BANGOR, Maine — The Maine Supreme Judicial Court heard arguments Wednesday in a case that pits the state’s need to investigate suspected criminal activity against the U.S. Constitution’s guarantee against unreasonable search and seizure.

It was the third and final day justices heard arguments in Bangor at the Penobscot Judicial Center. Since Monday, appeals in more than a dozen cases were considered by the state’s high court.

An attorney for the defendant, Ronald A. LaPlante, 53, of Bangor, argued that the court erred when it denied a motion to suppress evidence because the traffic stop that led to his conviction for drunken driving violated the Fourth Amendment.

An investigation of a noncriminal offense does not justify a law enforcement officer making a traffic stop without reasonable articulable suspicion, Zachary Heiden of the Maine Civil Liberties Union told the justices on LaPlante’s behalf.

William Entwhistle, assistant district attorney for Hancock County, argued that the officer was justified in stopping the defendant because LaPlante witnessed another motorist speeding, and civil speeding offenses are a sufficiently important public interest to justify an investigatory seizure of potential witnesses.

Justices fired questions rapidly at both attorneys and put forward possible compromises, such as ruling the stop itself legal to seek information but finding illegal the use of information obtained from the stop to file criminal charges.

Heiden rejected that premise.

“We need a ruling to clarify the stop,” he told the justices. “Without it, police could stop anybody for any reason.”

“If the stop is valid,” Entwhistle countered, “what is learned from that stop is fair game.”

LaPlante was stopped on Nov. 9, 2007, near the intersection of Routes 179 and 180 in Ellsworth by a Maine State Trooper, who asked if LaPlante had seen which way a driver in a red Pontiac the trooper suspected of speeding had gone.
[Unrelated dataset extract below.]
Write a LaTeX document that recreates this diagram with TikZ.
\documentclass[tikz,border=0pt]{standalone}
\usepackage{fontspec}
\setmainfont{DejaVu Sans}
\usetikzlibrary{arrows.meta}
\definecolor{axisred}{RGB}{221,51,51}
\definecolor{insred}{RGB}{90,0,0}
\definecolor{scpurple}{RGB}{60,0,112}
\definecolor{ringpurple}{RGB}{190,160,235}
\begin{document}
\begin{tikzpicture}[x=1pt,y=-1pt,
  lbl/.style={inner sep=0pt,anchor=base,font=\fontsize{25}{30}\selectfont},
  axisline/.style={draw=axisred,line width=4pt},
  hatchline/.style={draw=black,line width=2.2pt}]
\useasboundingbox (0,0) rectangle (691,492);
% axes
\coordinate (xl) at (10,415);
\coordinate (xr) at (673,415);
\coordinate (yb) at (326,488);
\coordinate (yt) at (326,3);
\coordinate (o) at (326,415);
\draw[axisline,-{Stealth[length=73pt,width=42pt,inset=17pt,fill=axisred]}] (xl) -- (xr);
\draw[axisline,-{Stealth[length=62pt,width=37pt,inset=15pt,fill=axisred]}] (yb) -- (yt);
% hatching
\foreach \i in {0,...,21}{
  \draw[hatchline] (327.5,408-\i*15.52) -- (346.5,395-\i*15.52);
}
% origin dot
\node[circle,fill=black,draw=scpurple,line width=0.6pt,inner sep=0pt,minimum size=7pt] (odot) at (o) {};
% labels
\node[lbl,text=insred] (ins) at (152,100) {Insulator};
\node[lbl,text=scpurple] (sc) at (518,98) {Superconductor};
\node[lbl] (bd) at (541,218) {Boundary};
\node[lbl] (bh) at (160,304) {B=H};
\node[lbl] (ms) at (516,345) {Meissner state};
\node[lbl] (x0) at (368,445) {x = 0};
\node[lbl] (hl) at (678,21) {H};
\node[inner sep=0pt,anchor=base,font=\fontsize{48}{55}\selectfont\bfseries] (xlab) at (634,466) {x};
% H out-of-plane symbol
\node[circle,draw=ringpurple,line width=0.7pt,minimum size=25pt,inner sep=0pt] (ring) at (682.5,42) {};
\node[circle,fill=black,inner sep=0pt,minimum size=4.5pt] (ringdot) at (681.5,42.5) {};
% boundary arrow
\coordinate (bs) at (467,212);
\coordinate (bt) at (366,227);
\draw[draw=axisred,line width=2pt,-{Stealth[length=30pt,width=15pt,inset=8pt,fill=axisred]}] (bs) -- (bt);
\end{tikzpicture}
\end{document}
The driver of the car was caught on radar going 71 miles per hour in a 45-mph zone, according to court documents.

The trooper, according to briefs filed in the case, did not suspect LaPlante of breaking the law. During his conversation with LaPlante, however, the trooper began to suspect the defendant was driving while intoxicated and charged him with drunken driving.

The case was delayed until April 2009 because the trooper was deployed to Iraq, according to briefs.
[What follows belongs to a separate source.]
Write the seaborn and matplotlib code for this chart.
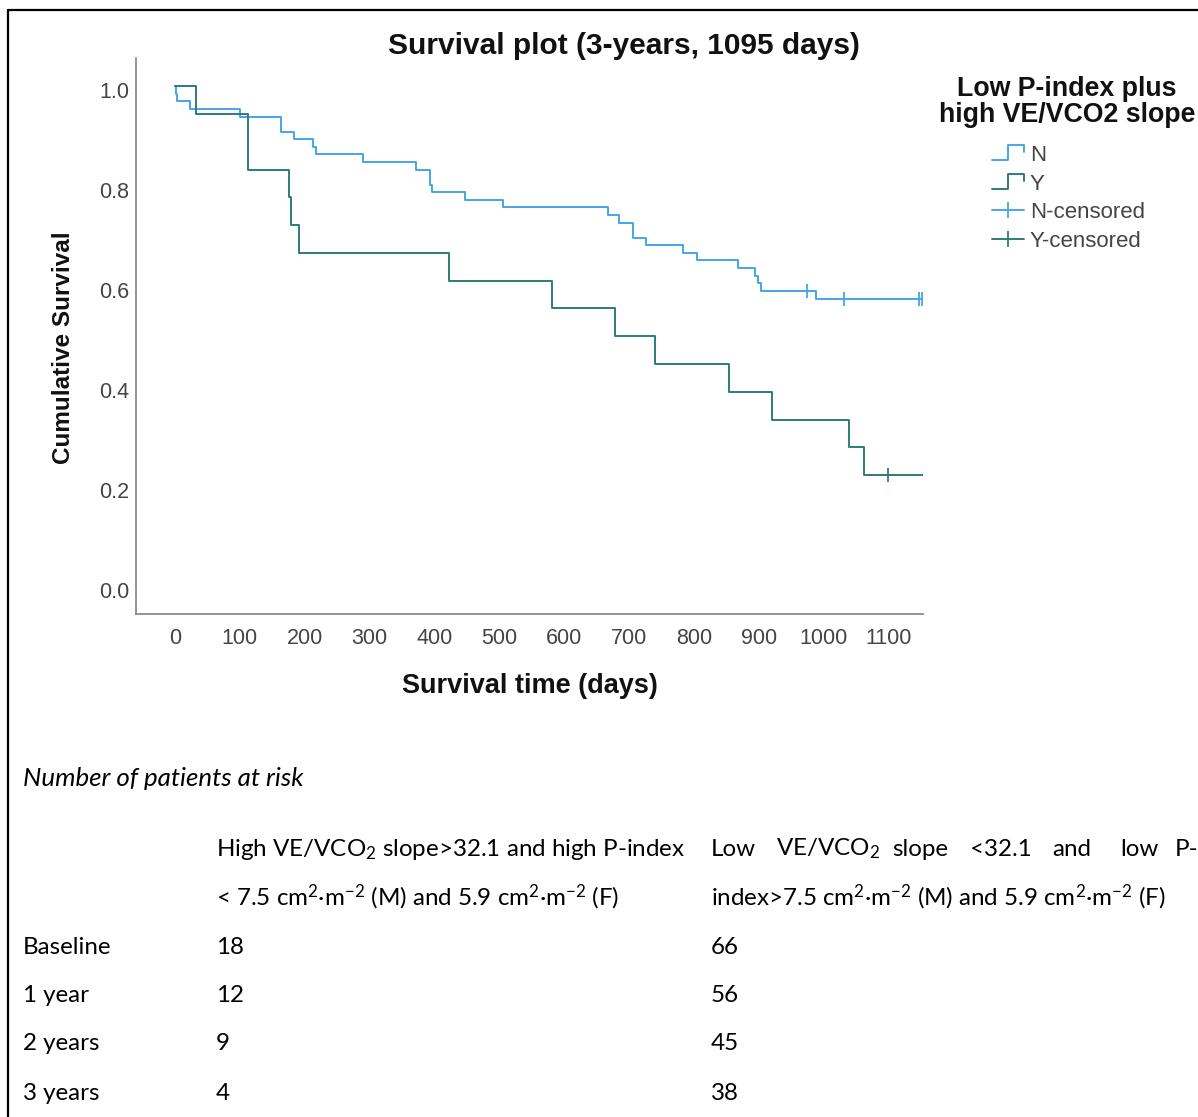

LaPlante entered a conditional guilty plea pending the outcome of the appeal. If the justices rule against LaPlante, he would spend 60 days in jail and be on probation for two years. He already has paid the $1,400 fine, according to his attorney Jeffrey Toothaker of Ellsworth.
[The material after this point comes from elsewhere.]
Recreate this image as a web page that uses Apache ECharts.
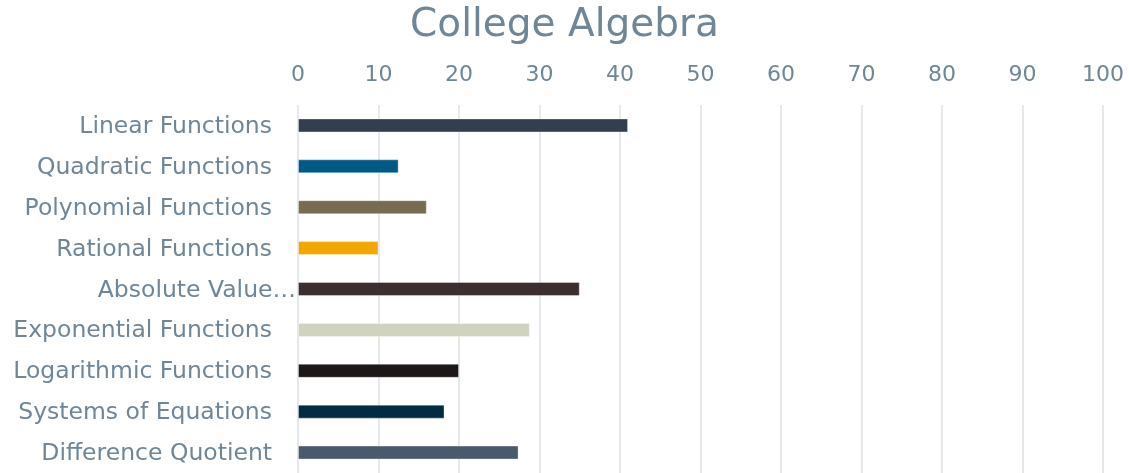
<!DOCTYPE html>
<html><head><meta charset="utf-8">
<script src="https://cdn.jsdelivr.net/npm/echarts@6/dist/echarts.min.js"></script>
<style>html,body{margin:0;padding:0;background:#fff}#c{width:1129px;height:473px}</style>
</head><body><div id="c"></div>
<script>
const categories = ["Linear Functions","Quadratic Functions","Polynomial Functions","Rational Functions","Absolute Value…","Exponential Functions","Logarithmic Functions","Systems of Equations","Difference Quotient"];
const values = [41, 12.5, 16, 10, 35, 28.8, 20, 18.2, 27.4];
const barColors = ["#333f4e","#005a87","#786b4f","#f0a800","#3c2f2f","#d1d3c1","#1d1717","#022c42","#485a6c"];
const xTicks = [0,10,20,30,40,50,60,70,80,90,100];

const txt = '#6e8698';
const font = 'DejaVu Sans';
const chart = echarts.init(document.getElementById('c'));
chart.setOption({
  animation:false,
  title:{text:'College Algebra',left:'center',top:1,textStyle:{fontFamily:font,fontWeight:'normal',fontSize:39,color:txt}},
  grid:{left:298,right:26,top:105,height:370,containLabel:false},
  xAxis:{type:'value',position:'top',min:xTicks[0],max:xTicks[xTicks.length-1],interval:10,
    axisLine:{show:false},axisTick:{show:false},
    axisLabel:{fontFamily:font,fontSize:22,color:txt,margin:19},
    splitLine:{lineStyle:{color:'#dde2e8',width:1.5}}},
  yAxis:{type:'category',inverse:true,data:categories,
    axisLine:{show:false},axisTick:{show:false},
    axisLabel:{margin:2,fontFamily:font,fontSize:23.5,color:txt,
      formatter:v=>v.endsWith('…')?'{e|'+v+'}':'{n|'+v+'}',
      rich:{n:{fontFamily:font,fontSize:23.5,color:txt,padding:[3,24,0,0]},e:{fontFamily:font,fontSize:23.5,color:txt,padding:[3,0,0,0]}}}},
  series:[{type:'bar',barWidth:14,
    data:values.map((v,i)=>({value:v,itemStyle:{color:barColors[i],borderColor:'rgba(255,255,255,0.35)',borderWidth:1}}))}]
});
</script></body></html>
Justices also heard arguments Wednesday in the case of David Archer, 36 of Bangor. He appealed his conviction for attempted murder. He was sentenced last summer to 18 years in prison with all but 13 suspended after a jury found him guilty in January 2010 of trying to kill his ex-girlfriend in April 2008.

In his appeal, Archer’s attorney, Verne E. Paradie Jr. of Auburn, who did not represent the defendant at trial, argued that the testimony of Archer’s mother should not have been admitted because the statement was not made to the victim or anyone related to her.

Archer’s mother testified that her son, about six hours before the stabbing, said would kill his ex-girlfriend when he saw her with her new boyfriend.

Paradie also argued that medical evidence to prove the severity of the victim’s injuries should not have been admitted.

Susan Pope, assistant district attorney for Penobscot County, argued that Justice William Anderson, who presided over the trial, properly admitted all the evidence. Only one justice asked a question of her and not all the time set aside for arguments in the case was needed.